**TASK**
Check each line below for the word "with" and give the number of lines that have it, nothing more.

**Dataset excerpt**
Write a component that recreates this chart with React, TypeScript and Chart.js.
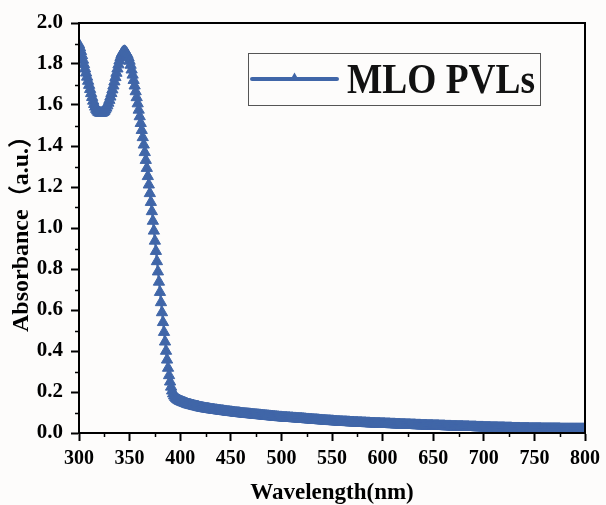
import React, { useEffect, useRef } from 'react';
import { Chart, registerables } from 'chart.js';

Chart.register(...registerables);

// Sampling grid: one reading per nanometre, 300–800 nm
const wavelengths: number[] = Array.from({ length: 501 }, (_, i) => 300 + i);

// 300–345 nm : start, dip and first peak
const absDip = [
  1.895, 1.880, 1.862, 1.842, 1.820, 1.798, 1.777, 1.757, 1.737, 1.717,
  1.697, 1.677, 1.657, 1.638, 1.620, 1.604, 1.591, 1.580, 1.572, 1.566,
  1.563, 1.561, 1.561, 1.562, 1.565, 1.570, 1.577, 1.586, 1.597, 1.610,
  1.624, 1.640, 1.657, 1.675, 1.694, 1.714, 1.735, 1.756, 1.777, 1.797,
  1.816, 1.833, 1.847, 1.856, 1.861, 1.862,
];

// 346–400 nm : absorption edge
const absEdge = [
  1.859, 1.853, 1.844, 1.831, 1.815, 1.795, 1.772, 1.747, 1.721, 1.694,
  1.666, 1.637, 1.607, 1.576, 1.544, 1.511, 1.477, 1.442, 1.406, 1.369,
  1.331, 1.292, 1.252, 1.211, 1.169, 1.126, 1.081, 1.034, 0.986, 0.937,
  0.887, 0.837, 0.787, 0.737, 0.687, 0.637, 0.588, 0.540, 0.492, 0.445,
  0.400, 0.357, 0.317, 0.281, 0.250, 0.225, 0.206, 0.192, 0.182, 0.175,
  0.169, 0.165, 0.161, 0.158, 0.155,
];

// 401–800 nm : tail
const absTail = [
  0.153, 0.151, 0.149, 0.147, 0.145, 0.143, 0.141, 0.139, 0.138, 0.137,
  0.135, 0.134, 0.133, 0.131, 0.130, 0.129, 0.128, 0.127, 0.125, 0.124,
  0.123, 0.122, 0.121, 0.120, 0.119, 0.118, 0.118, 0.117, 0.116, 0.115,
  0.114, 0.114, 0.113, 0.112, 0.111, 0.111, 0.110, 0.109, 0.109, 0.108,
  0.107, 0.107, 0.106, 0.105, 0.105, 0.104, 0.103, 0.103, 0.102, 0.101,
  0.101, 0.100, 0.100, 0.099, 0.098, 0.098, 0.097, 0.097, 0.096, 0.095,
  0.095, 0.094, 0.094, 0.093, 0.093, 0.092, 0.092, 0.091, 0.091, 0.090,
  0.090, 0.089, 0.089, 0.088, 0.088, 0.087, 0.087, 0.086, 0.086, 0.085,
  0.085, 0.084, 0.084, 0.083, 0.083, 0.082, 0.082, 0.081, 0.081, 0.080,
  0.080, 0.079, 0.079, 0.078, 0.078, 0.077, 0.077, 0.076, 0.076, 0.076,
  0.075, 0.075, 0.074, 0.074, 0.074, 0.073, 0.073, 0.073, 0.072, 0.072,
  0.072, 0.071, 0.071, 0.071, 0.070, 0.070, 0.070, 0.069, 0.069, 0.069,
  0.068, 0.068, 0.067, 0.067, 0.066, 0.066, 0.066, 0.065, 0.065, 0.065,
  0.064, 0.064, 0.063, 0.063, 0.063, 0.062, 0.062, 0.061, 0.061, 0.061,
  0.060, 0.060, 0.060, 0.059, 0.059, 0.058, 0.058, 0.058, 0.057, 0.057,
  0.057, 0.056, 0.056, 0.056, 0.055, 0.055, 0.055, 0.054, 0.054, 0.054,
  0.053, 0.053, 0.053, 0.053, 0.052, 0.052, 0.052, 0.051, 0.051, 0.051,
  0.051, 0.050, 0.050, 0.050, 0.050, 0.049, 0.049, 0.049, 0.049, 0.048,
  0.048, 0.048, 0.048, 0.047, 0.047, 0.047, 0.047, 0.046, 0.046, 0.046,
  0.046, 0.046, 0.045, 0.045, 0.045, 0.045, 0.045, 0.044, 0.044, 0.044,
  0.044, 0.044, 0.043, 0.043, 0.043, 0.043, 0.043, 0.042, 0.042, 0.042,
  0.042, 0.042, 0.041, 0.041, 0.041, 0.041, 0.041, 0.040, 0.040, 0.040,
  0.040, 0.040, 0.039, 0.039, 0.039, 0.039, 0.039, 0.038, 0.038, 0.038,
  0.038, 0.038, 0.037, 0.037, 0.037, 0.037, 0.037, 0.036, 0.036, 0.036,
  0.036, 0.036, 0.036, 0.035, 0.035, 0.035, 0.035, 0.035, 0.035, 0.034,
  0.034, 0.034, 0.034, 0.034, 0.034, 0.033, 0.033, 0.033, 0.033, 0.033,
  0.033, 0.032, 0.032, 0.032, 0.032, 0.032, 0.032, 0.031, 0.031, 0.031,
  0.031, 0.031, 0.031, 0.030, 0.030, 0.030, 0.030, 0.030, 0.030, 0.029,
  0.029, 0.029, 0.029, 0.029, 0.029, 0.028, 0.028, 0.028, 0.028, 0.028,
  0.028, 0.028, 0.027, 0.027, 0.027, 0.027, 0.027, 0.027, 0.027, 0.026,
  0.026, 0.026, 0.026, 0.026, 0.026, 0.026, 0.025, 0.025, 0.025, 0.025,
  0.025, 0.025, 0.025, 0.024, 0.024, 0.024, 0.024, 0.024, 0.024, 0.024,
  0.023, 0.023, 0.023, 0.023, 0.023, 0.023, 0.023, 0.022, 0.022, 0.022,
  0.022, 0.022, 0.022, 0.022, 0.022, 0.021, 0.021, 0.021, 0.021, 0.021,
  0.021, 0.021, 0.021, 0.021, 0.020, 0.020, 0.020, 0.020, 0.020, 0.020,
  0.020, 0.020, 0.020, 0.020, 0.020, 0.020, 0.019, 0.019, 0.019, 0.019,
  0.019, 0.019, 0.019, 0.019, 0.019, 0.019, 0.019, 0.019, 0.019, 0.019,
  0.019, 0.019, 0.019, 0.019, 0.019, 0.018, 0.018, 0.018, 0.018, 0.018,
  0.018, 0.018, 0.018, 0.018, 0.018, 0.018, 0.018, 0.018, 0.018, 0.018,
  0.018, 0.018, 0.018, 0.018, 0.018, 0.018, 0.018, 0.018, 0.018, 0.018,
];

const absorbance = [...absDip, ...absEdge, ...absTail];

const seriesLabel = 'MLO PVLs';
const xTitle = 'Wavelength(nm)';
const yTitle = 'Absorbance（a.u.）';
const xMinorTicks = [325, 375, 425, 475, 525, 575, 625, 675, 725, 775];
const yMinorTicks = [0.1, 0.3, 0.5, 0.7, 0.9, 1.1, 1.3, 1.5, 1.7, 1.9];

const BLUE = '#4066a8';
const SERIF = '"Liberation Serif", "Times New Roman", "Noto Sans CJK SC", serif';

const framePlugin = {
  id: 'frame',
  beforeDraw(chart: any) {
    const { ctx, width, height } = chart;
    ctx.save();
    ctx.fillStyle = '#fdfcfb';
    ctx.fillRect(0, 0, width, height);
    ctx.restore();
  },
  afterDatasetsDraw(chart: any) {
    const { ctx, chartArea: a, scales } = chart;
    ctx.save();
    ctx.strokeStyle = '#000';
    ctx.lineWidth = 2;
    ctx.strokeRect(a.left, a.top, a.right - a.left, a.bottom - a.top);
    // minor ticks
    ctx.lineWidth = 1.5;
    ctx.beginPath();
    xMinorTicks.forEach((v) => {
      const x = Math.round(scales.x.getPixelForValue(v)) + 0.5;
      ctx.moveTo(x, a.bottom);
      ctx.lineTo(x, a.bottom + 4);
    });
    yMinorTicks.forEach((v) => {
      const y = Math.round(scales.y.getPixelForValue(v)) + 0.5;
      ctx.moveTo(a.left, y);
      ctx.lineTo(a.left - 4, y);
    });
    ctx.stroke();
    ctx.restore();
  },
  afterDraw(chart: any) {
    const { ctx, chartArea: a } = chart;
    const bx = a.left + 169;
    const by = a.top + 30;
    const bw = 292;
    const bh = 52;
    ctx.save();
    ctx.strokeStyle = '#555';
    ctx.lineWidth = 1;
    ctx.strokeRect(bx + 0.5, by + 0.5, bw, bh);
    const ly = by + 26;
    ctx.strokeStyle = BLUE;
    ctx.lineWidth = 4;
    ctx.lineCap = 'round';
    ctx.beginPath();
    ctx.moveTo(bx + 4, ly);
    ctx.lineTo(bx + 89, ly);
    ctx.stroke();
    const cx = bx + 46.5;
    const cy = ly - 1;
    const r = 5.5;
    ctx.fillStyle = BLUE;
    ctx.beginPath();
    ctx.moveTo(cx, cy - r);
    ctx.lineTo(cx + r * 0.866, cy + r / 2);
    ctx.lineTo(cx - r * 0.866, cy + r / 2);
    ctx.closePath();
    ctx.fill();
    ctx.fillStyle = '#111';
    ctx.font = 'bold 42px ' + SERIF;
    ctx.textBaseline = 'alphabetic';
    ctx.textAlign = 'left';
    ctx.fillText(seriesLabel, bx + 99, by + 40, 188);
    ctx.restore();
  },
};

export default function App() {
  const canvasRef = useRef<HTMLCanvasElement | null>(null);

  useEffect(() => {
    if (!canvasRef.current) return;
    const chart = new Chart(canvasRef.current, {
      type: 'line',
      data: {
        datasets: [
          {
            label: seriesLabel,
            data: wavelengths.map((w, i) => ({ x: w, y: absorbance[i] })),
            borderColor: BLUE,
            backgroundColor: BLUE,
            borderWidth: 2,
            pointStyle: 'triangle',
            pointRadius: 6.5,
            pointBorderWidth: 1,
            pointBackgroundColor: BLUE,
            pointBorderColor: BLUE,
            tension: 0,
            clip: 0,
          } as any,
        ],
      },
      options: {
        animation: false,
        responsive: false,
        devicePixelRatio: 1,
        layout: { padding: { left: 0, top: 23, right: 19, bottom: 0 } },
        plugins: {
          legend: { display: false },
          tooltip: { enabled: false },
        },
        scales: {
          x: {
            type: 'linear',
            min: 300,
            max: 800,
            afterFit: (s: any) => {
              s.height = 72;
            },
            ticks: {
              stepSize: 50,
              padding: 6,
              color: '#000',
              maxRotation: 0,
              font: { family: SERIF, size: 20, weight: 'bold' },
              callback: (v: any) => String(v),
            },
            grid: {
              display: true,
              drawOnChartArea: false,
              drawTicks: true,
              tickLength: 8,
              tickWidth: 2,
              tickColor: '#000',
            },
            border: { display: true, color: '#000', width: 2 },
            title: {
              display: true,
              text: xTitle,
              color: '#000',
              font: { family: SERIF, size: 23, weight: 'bold' },
              padding: { top: 0, bottom: -2 },
            },
          },
          y: {
            type: 'linear',
            min: 0,
            max: 2,
            afterFit: (s: any) => {
              s.width = 79;
            },
            ticks: {
              stepSize: 0.2,
              padding: 8,
              color: '#000',
              font: { family: SERIF, size: 21, weight: 'bold' },
              callback: (v: any) => Number(v).toFixed(1),
            },
            grid: {
              display: true,
              drawOnChartArea: false,
              drawTicks: true,
              tickLength: 8,
              tickWidth: 2,
              tickColor: '#000',
            },
            border: { display: true, color: '#000', width: 2 },
            title: {
              display: true,
              text: yTitle,
              color: '#000',
              font: { family: SERIF, size: 24, weight: 'bold' },
              padding: { top: 7, bottom: 0 },
            },
          },
        },
      },
      plugins: [framePlugin],
    });
    return () => chart.destroy();
  }, []);

  return (
    <div style={{ position: 'fixed', left: 0, top: 0, width: 606, height: 505 }}>
      <canvas ref={canvasRef} width={606} height={505} style={{ display: 'block', width: 606, height: 505 }} />
    </div>
  );
}
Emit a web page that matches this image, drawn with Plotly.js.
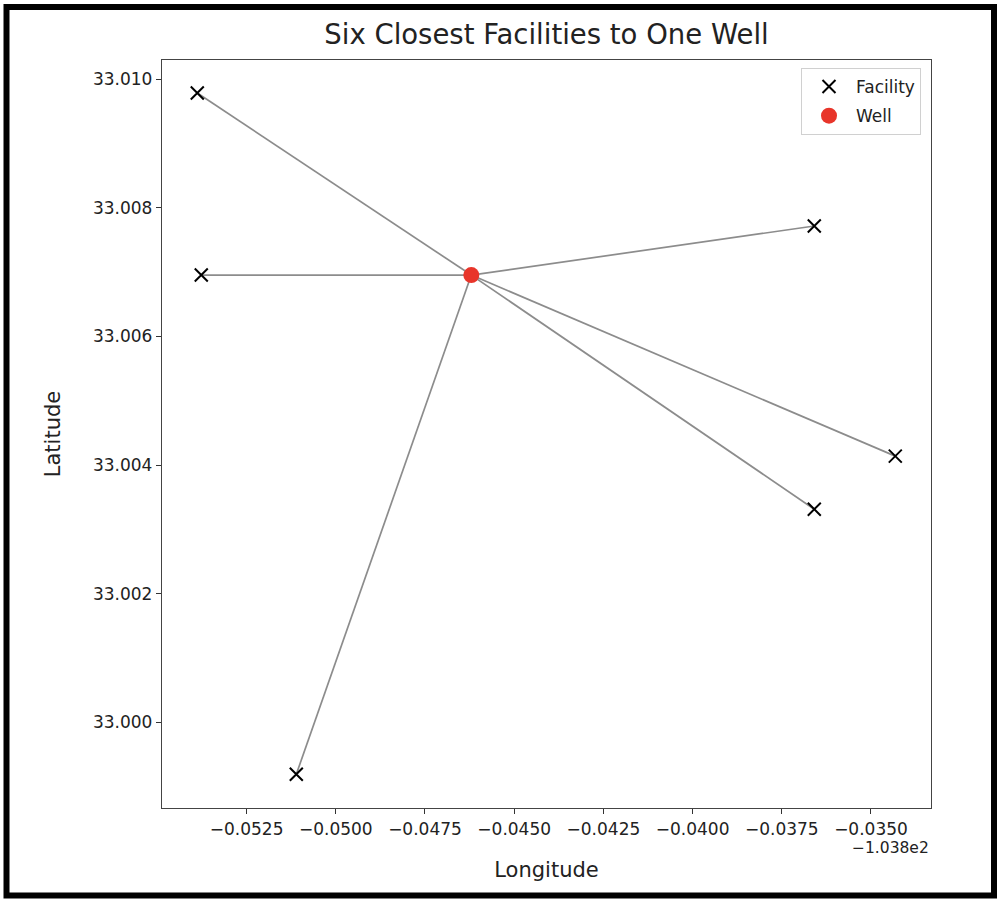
<!DOCTYPE html>
<html>
<head>
<meta charset="utf-8">
<script src="https://cdn.plot.ly/plotly-3.0.1.min.js"></script>
<style>
  html, body { margin: 0; padding: 0; background: #ffffff; }
  #chart { width: 997px; height: 899px; }
</style>
</head>
<body>
<div id="chart"></div>
<script>
// ---- data ----
const wellLon = [-103.846202];
const wellLat = [33.006955];
const facilityLon = [-103.853882, -103.853770, -103.836589, -103.834319, -103.836589, -103.851107];
const facilityLat = [33.009787, 33.006955, 33.007718, 33.004139, 33.003314, 32.999191];

const xTickVals = [-103.8525, -103.8500, -103.8475, -103.8450, -103.8425, -103.8400, -103.8375, -103.8350];
const xTickText = ['\u22120.0525', '\u22120.0500', '\u22120.0475', '\u22120.0450', '\u22120.0425', '\u22120.0400', '\u22120.0375', '\u22120.0350'];
const yTickVals = [33.000, 33.002, 33.004, 33.006, 33.008, 33.010];
const xOffsetText = '\u22121.038e2';

// ---- connecting lines, one trace per facility ----
const traces = [];
for (let i = 0; i < facilityLon.length; i++) {
  traces.push({
    x: [wellLon[0], facilityLon[i]],
    y: [wellLat[0], facilityLat[i]],
    mode: 'lines',
    type: 'scatter',
    line: { color: 'rgb(140,140,140)', width: 1.7 },
    hoverinfo: 'skip',
    showlegend: false
  });
}
traces.push({
  x: facilityLon, y: facilityLat,
  mode: 'markers', type: 'scatter', name: 'Facility', legendgroup: 'f',
  marker: { symbol: 'x-thin', size: 13, color: '#000000', line: { color: '#000000', width: 2 } }
});
traces.push({
  x: wellLon, y: wellLat,
  mode: 'markers', type: 'scatter', name: 'Well', legendgroup: 'w',
  marker: { symbol: 'circle', size: 16, color: '#e8352a', line: { width: 0 } }
});

const W = 997, H = 899;
const M = { l: 162, r: 66, t: 60, b: 91 };
const pw = W - M.l - M.r, ph = H - M.t - M.b;
const px = v => (v - M.l) / pw;
const py = v => (H - M.b - v) / ph;

const font = 'DejaVu Sans, sans-serif';
const layout = {
  width: W, height: H,
  margin: M,
  paper_bgcolor: '#ffffff',
  plot_bgcolor: '#ffffff',
  font: { family: font, color: '#222222' },
  title: {
    text: 'Six Closest Facilities to One Well',
    font: { family: font, size: 27.5, color: '#222222' },
    x: 0.5, xref: 'paper', xanchor: 'center',
    y: 1 - 34 / H, yref: 'container', yanchor: 'middle'
  },
  xaxis: {
    range: [-103.854871, -103.833318],
    tickvals: xTickVals, ticktext: xTickText,
    ticks: 'outside', ticklen: 5, tickwidth: 1, tickcolor: '#333333',
    tickfont: { family: font, size: 17, color: '#222222' },
    showgrid: false, zeroline: false,
    showline: true, mirror: true, linecolor: '#444444', linewidth: 1.2,
    title: { text: 'Longitude', font: { family: font, size: 21, color: '#222222' }, standoff: 24 }
  },
  yaxis: {
    range: [32.998667, 33.0103],
    tickvals: yTickVals, tickformat: '.3f',
    ticks: 'outside', ticklen: 5, tickwidth: 1, tickcolor: '#333333',
    tickfont: { family: font, size: 17, color: '#222222' },
    showgrid: false, zeroline: false,
    showline: true, mirror: true, linecolor: '#444444', linewidth: 1.2,
    title: { text: 'Latitude', font: { family: font, size: 21, color: '#222222' }, standoff: 26 }
  },
  showlegend: true,
  legend: {
    x: px(921), y: py(68), xanchor: 'right', yanchor: 'top',
    bgcolor: '#ffffff', bordercolor: '#d0d0d0', borderwidth: 1,
    font: { family: font, size: 17, color: '#222222' },
    tracegroupgap: 4, itemwidth: 44
  },
  annotations: [{
    text: xOffsetText, showarrow: false,
    xref: 'paper', yref: 'paper', x: 1, y: py(848),
    xanchor: 'right', yanchor: 'middle',
    font: { family: font, size: 15.5, color: '#222222' }
  }],
  shapes: [{
    type: 'rect', xref: 'paper', yref: 'paper',
    x0: px(6.5), x1: px(994), y0: py(895.5), y1: py(7),
    line: { color: '#000000', width: 6 }, fillcolor: 'rgba(0,0,0,0)', layer: 'above'
  }]
};

Plotly.newPlot('chart', traces, layout, { displayModeBar: false, staticPlot: true });
</script>
</body>
</html>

**ANSWER TO THE PROBLEM**
2